Hunger for that triumph can, and has, caused representatives of the people to compromise their better judgement. In the past three decades, over 100 American citizens have been exonerated of crimes for which they had previously been convicted and sentenced to death. In those rare instances when evidence emerges to dispute the guilt of a convict already executed, public officials have made every effort to suppress it. It is as if some governors can be just as susceptible to bloodlust as the least solemn and restrained of prosecutors.

Giving up capital punishment does mean that some politicians give up one method of pandering to hate and fear in voters. Likewise, some prosecutors give up a fast track to higher office. Yet society as a whole gives up very little. Take the ultimate criminal “monster” — Osama bin Laden. If he is ever located, he will likely be killed rather than rendered unto American legal authorities.
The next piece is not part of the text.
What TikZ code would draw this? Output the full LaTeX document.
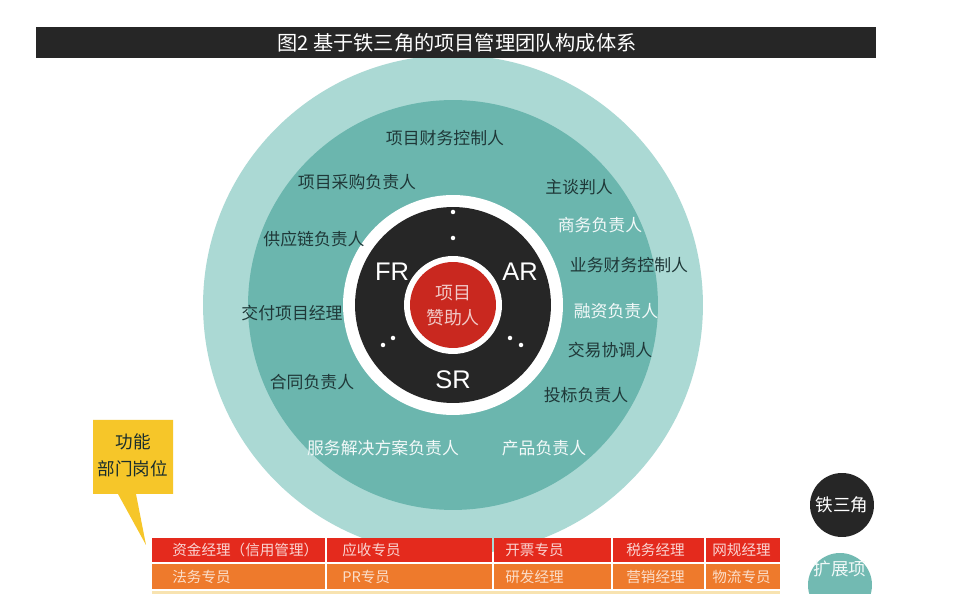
\documentclass[tikz,border=0pt]{standalone}
\usepackage{fontspec}
\setmainfont{Liberation Sans}
\newfontfamily\cjk{Noto Sans CJK SC}
\definecolor{ringout}{HTML}{ABD9D4}
\definecolor{ringmid}{HTML}{6BB6AE}
\definecolor{coreblack}{HTML}{262626}
\definecolor{sponsor}{HTML}{C9281F}
\definecolor{labeldark}{HTML}{1F3838}
\definecolor{callout}{HTML}{F6C629}
\definecolor{rowred}{HTML}{E42A1D}
\definecolor{roworange}{HTML}{EE7A2C}
\definecolor{rowpale}{HTML}{F8E3B0}

\begin{document}
\begin{tikzpicture}[x=0.02cm,y=-0.02cm,
		role/.style={font=\cjk\fontsize{9.6}{11}\selectfont,text=labeldark,inner sep=0pt},
		rolew/.style={role,text=white!92!ringmid},
		iron/.style={font=\fontsize{14.5}{16}\selectfont,text=white,inner sep=0pt},
		cell/.style={font=\cjk\fontsize{8.3}{10}\selectfont,anchor=west,inner sep=0pt},
		dot/.style={fill=white}]
		\useasboundingbox (0,0) rectangle (965,594);
		\clip (0,0) rectangle (965,594);
		\fill[white] (0,0) rectangle (965,594);
		% rings
		\fill[ringout] (453,305) circle (5cm);
		\fill[ringmid] (453,305) circle (4.1cm);
		\fill[white] (453,305) circle (2.2cm);
		\fill[coreblack] (453,305) circle (1.96cm);
		\fill[white] (453,305) circle (0.98cm);
		\fill[sponsor] (453,305) circle (0.86cm);
		\node[font=\cjk\fontsize{10.2}{14.2}\selectfont,text=sponsor!25!white,align=center,inner sep=0pt] (sponsor) at (453,306) {项目\\赞助人};
		% iron triangle
		\node[iron] (fr) at (392,272) {FR};
		\node[iron] (ar) at (520,272) {AR};
		\node[iron] (sr) at (453,380) {SR};
		\fill[dot] (453,212) circle (0.045cm); \fill[dot] (453,238) circle (0.045cm);
		\fill[dot] (383,345) circle (0.045cm); \fill[dot] (393,338) circle (0.045cm);
		\fill[dot] (510,338) circle (0.045cm); \fill[dot] (521,345) circle (0.045cm);
		% extended roles
		\node[role] (pfc) at (445,138) {项目财务控制人};
		\node[role] (buy) at (357,182) {项目采购负责人};
		\node[role] (neg) at (579,187) {主谈判人};
		\node[rolew] (biz) at (600,225) {商务负责人};
		\node[role] (scm) at (314,239) {供应链负责人};
		\node[role] (bfc) at (629,265) {业务财务控制人};
		\node[role] (dpm) at (292,313) {交付项目经理};
		\node[rolew] (fin) at (616,311) {融资负责人};
		\node[role] (deal) at (610,350) {交易协调人};
		\node[role] (ctr) at (312,382) {合同负责人};
		\node[role] (bid) at (586,395) {投标负责人};
		\node[rolew] (sol) at (383,448) {服务解决方案负责人};
		\node[rolew] (prod) at (544,448) {产品负责人};
		% title
		\fill[coreblack] (36,27) rectangle (876,58);
		\node[font=\cjk\fontsize{11.5}{13}\selectfont,text=white,inner sep=0pt] (title) at (457,43) {图2\ 基于铁三角的项目管理团队构成体系};
		% callout
		\fill[callout] (93,420) -- (173,420) -- (173,494) -- (136,494) -- (146,545) -- (118,494) -- (93,494) -- cycle;
		\node[font=\cjk\fontsize{10}{15.3}\selectfont,text=labeldark!80!black,align=center,inner sep=0pt] (func) at (133,455) {功能\\部门岗位};
		% table
		\fill[rowpale] (152,591) rectangle (780,600);
		\foreach \xa/\xb/\xt/\txt [count=\i] in {152/325/172/资金经理（信用管理）,327/492/342/应收专员,494/611/505/开票专员,613/704/626/税务经理,706/780/712/网规经理}{
			\fill[rowred] (\xa,538) rectangle (\xb,562);
			\node[cell,text=rowred!20!white] (top\i) at (\xt,550) {\txt};
		}
		\foreach \xa/\xb/\xt/\txt [count=\i] in {152/325/172/法务专员,327/492/342/PR专员,494/611/505/研发经理,613/704/626/营销经理,706/780/712/物流专员}{
			\fill[roworange] (\xa,564) rectangle (\xb,589);
			\node[cell,text=roworange!25!white] (bot\i) at (\xt,577) {\txt};
		}
		% legend
		\fill[coreblack] (842,505) circle (0.64cm);
		\node[font=\cjk\fontsize{10}{12}\selectfont,text=white,inner sep=0pt] (legiron) at (842,505) {铁三角};
		\fill[ringmid!95!white] (840,585) circle (0.64cm);
		\node[font=\cjk\fontsize{10}{19}\selectfont,text=white!90!ringmid,align=center,inner sep=0pt] (legext) at (840,586) {扩展项\\目负责人};
\end{tikzpicture}
\end{document}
However, if he were tried and convicted, which is of greater use to our nation — a corpse around which our society debases itself in a national celebration of bloodlust, or a caged research subject from whom experts could extract valuable insights for preventing future terrorist attacks? It may be understandable why some Americans want to see bin Laden’s head on a pike. Yet it is neither rational nor helpful to indulge hatred over reason . . . even when the target of that hatred is so despicable those negative emotions border on being reasonable.

Whenever power is to be exercised, usually a range of options is available, some tending toward mercy and some tending toward savagery. Comparing which nations continue to execute criminals and which have banned the practice is one way to put the matter in context. The more our society is able to lean toward mercy, the more we prepare ourselves for a future of greater peace and tranquility. The more we lean toward savagery, the more we perpetuate cycles of violence and dignify the perverse association of killing with justice.

If we were too poor a nation to securely contain the worst of the worst among us, the expediency of executions may constitute a case for them. If ending capital punishment posed any sort of significant danger by way of increased criminality, that too might constitute a case for it. As a rich nation that does not face the prospect of increased criminal menace in spite of embracing this level of mercy, there are no good reasons to perpetuate the killing of helpless captives by order of our own government. There are plenty of sinister emotions driving the push for continuity in this area. To me that seems all the more reason to end capital punishment, and end it quickly.